Sustaining Human Progress: Reducing Vulnerabilities and Building Resilience (2-2)
20 Nov 2014
Source: Sudan Vision
By: Alula Berhe Kidani
The World Human Development Report 2014 which the flag ship of the UNDP (United Nations Development Report) was launched in Khartoum on Sunday 2 November, 2014. The basic issue this year is very important for developing countries and that is sustaining human progress and this is why we are republishing in this page the Overview of the Report which summarizes the whole content of this important report.
Building resilience thus requires boosting the capacity of individuals, societies and countries to respond to setbacks. People with insufficient core capabilities, as in education and health, are less able to exercise their agency to live lives they value. Further, their choices may be restricted or held back by social barriers and other exclusionary practices, which can further embed social prejudice in public institutions and policies. Responsive institutions and effective policy interventions can create a sustainable dynamic to bolster individual capabilities and social conditions that strengthen human agency—making individuals and societies more resilient.
- Everyone should have the right to education, health care and other basic services. Putting this principle of universalism into practice will require dedicated attention and resources, particularly for the poor and other vulnerable groups.
Universalism should guide all aspects of and sections in society have equality of opportunity. This entails differential and targeted treatment for unequal or historically disadvantaged sections by providing greater proportional resources and services to the poor, the excluded and the marginalized to enhance everyone’s capabilities and life choices.
Universalism is a powerful way of directly addressing the uncertain nature of vulnerability.
If social policies have a universal aim, not only do they protect those who currently experience poverty, poor health or a bout of unemployment, but they also protect individuals and households who are doing well but may find themselves struggling if things go wrong. Further, they secure certain basic core capabilities of future generations.
- Strong universal social protection not only improves individual resilience—it can also bolster the resilience of the economy as a whole.
Nearly all countries at any stage of development can provide a basic floor of social protection. They can progressively expand to higher levels of social protection as fiscal space allows. A lower income country might start with basic education and health care and later expand to offer cash transfers or basic labour protection. A higher income country with already well established basic education, health care and conditional cash transfer programmes might expand eligibility for unemployment insurance to traditionally excluded populations, such as agricultural or domestic workers, or expand family leave policies for new parents to include fathers.
- Full employment should be a policy goal for societies at all levels of development.

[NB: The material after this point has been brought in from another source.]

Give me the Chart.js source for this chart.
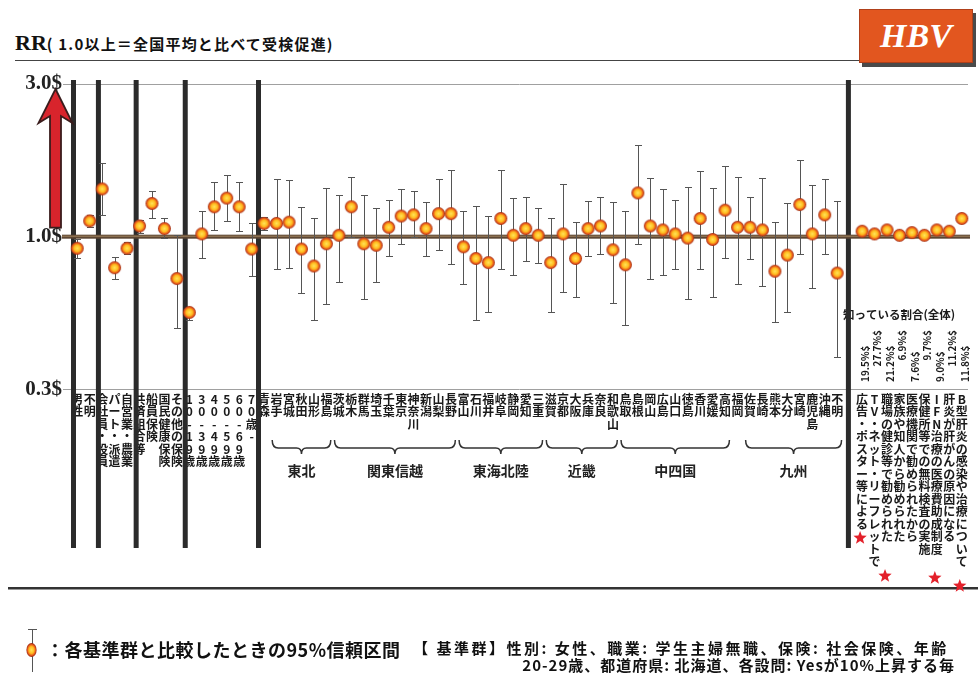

When employment is either unattainable or with very low rewards, it is a major source of vulnerability with lasting repercussions for individuals and for their families and communities. It is time to recognize that the opportunity to have a decent job is a fundamental aspect of building human capabilities— and, equally, to see full employment as smart, effective social policy. Providing meaningful employment opportunities to all adult job-seekers should be embraced as a universal goal, just as education or health care. Full employment should be an agreed societal goal, not simply as a matter of social justice and economic productivity, but as an essential element of social cohesion and basic human dignity.
Decent work that pays reasonable wages, involves formal contracts preventing abrupt dismissals and provides entitlements to social security can enormously reduce employee vulnerability, although less so in recessions. Reducing employment vulnerability is then hugely important from the perspective of reducing human vulnerability in general. Yet this is clearly difficult to do. The importance of realizing decent and full employment has long been recognized, but large-scale unemployment and underemployment continue in most countries.
-The effects of crises, when they occur, can be lessened through preparedness and recovery efforts that can also leave societies more resilient.
Sudden onset of hazards and crises, from natural disasters to violent conflicts, often occur with destructive consequences for human development progress. Building capacities in preparedness and recovery can enable communities to withstand these shocks with less loss of life and resources and can support faster recoveries. Efforts to build social cohesion in conflict areas can lead to long-term reductions in the risk of conflict, while early warning systems and responsive institutions lessen the impacts of natural disasters.
- Vulnerabilities are increasingly global in their origin and impact, requiring collective action and better international governance.
Pollution, natural disasters, conflicts, climate change and economic crises do not respect political boundaries and cannot be managed by national governments alone.
Today’s fragmented global institutions are neither accountable enough nor fast enough to address pressing global challenges. Better coordination and perhaps better institutions are needed to limit transnational shocks and urgently respond to our changing climate as an integral part of the post-2015 agenda.
Stronger, responsive and more-representative global governance is essential for more-effective global action. Much can be done to improve global and national responses to crises, to prevent such crises from occurring and to reduce their magnitude.
-*A global effort is needed to ensure that globalization advances and protects human development— national measures are more easily enacted when global commitments are in place and global support is available.
An international consensus on universal social protection would open national policy space for better services for all people, reducing the risk of a global ‘race to the bottom’.
Elements of a global social contract would recognize the rights of all people to education, health care, decent jobs and a voice in their own future. The global agenda must seek to address vulnerability and strengthen resilience comprehensively. Whether they are pursued in defining new sustainable development goals or in the broader post-2015 discussions, a formal international commitment would help ensure universal action.